Perhaps someone might say: But Socrates, if you leave us will you not be able to live quietly, without talking? Now this is the most difficult point on which to convince some of you. If I say that it is impossible for me to keep quiet because that means disobeying the god, you will not believe me and will think I am being ironical. On the other hand, if I say that it is the greatest good for a man to discuss virtue every day and those other things about which you hear me conversing and testing myself and others, for the unexemined life is not worth living for men, you will believe me even less. What I say is true, gentlemen, but it is not easy to convince you.

Plato’s Apology 37e-38a

Socrates ultimately suggests a legitimate sentence for himself—a considerable fine rendered with the help of Plato and some other friends who were in the courtroom that day (35e-38b).

The jury votes and approves the prosecution’s sentence of death (with a much larger margin of 360 to 140).

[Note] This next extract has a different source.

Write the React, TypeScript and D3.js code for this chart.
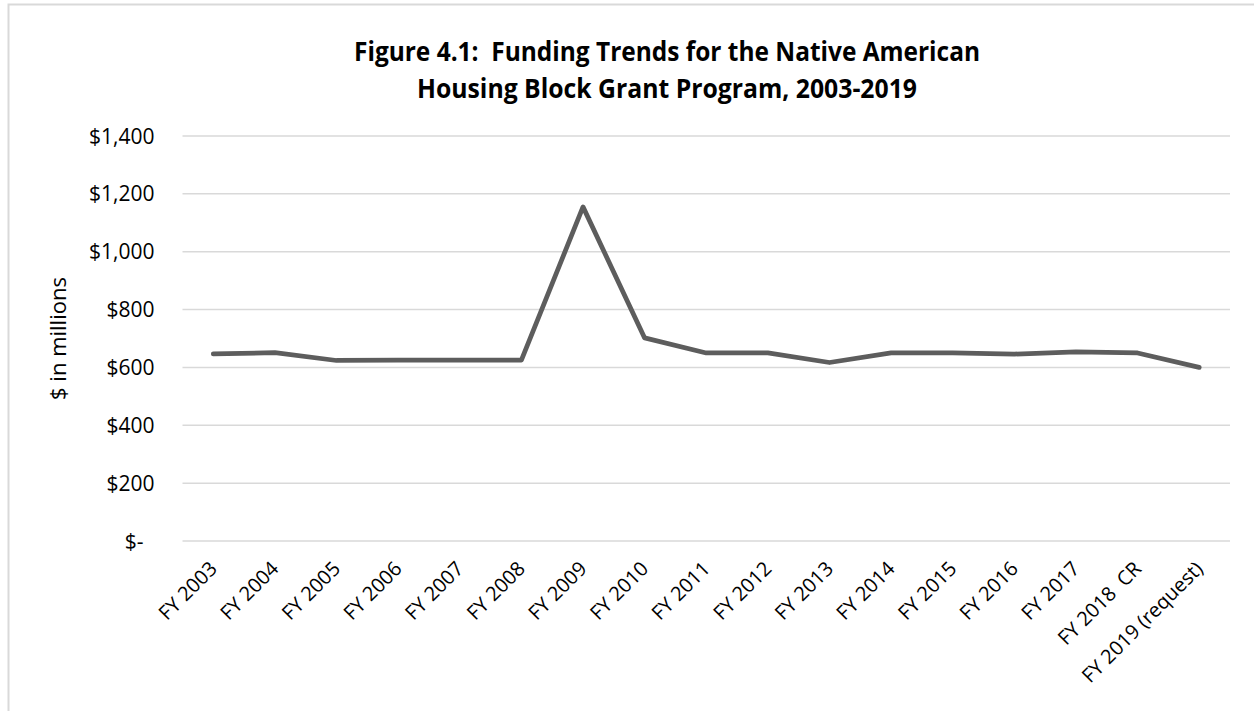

In Socrates’s parting speech (sections 38c-42a), he criticizes those who voted him ‘not guilty’ and yet voted for the sentence of death—as usual, it’s the inconsistency which is upsetting to Socrates. So, to those that voted for his total acquital, he leaves this powerful message, which the Stoics will establish as their central tenet 100 years later:

. . . keep this one truth in mind, that a good man cannot be harmed either in life or in death, and that his affairs are not neglected by the gods.

Plato’s Apology 41d

Though Socrates himself faced social or institutional injustice, he remained unharmed. Socrates embodied the virtue of justice himself and no one could have stripped him of that most precious thing. Even when he was thrown in prison, he remained free. Even when he was executed and killed, he lived a good life—one that many (especially Stoics) insist is a model for human excellence. We should reflect on this person’s character and ask ourselves how we can emulate it to whatever degree possible.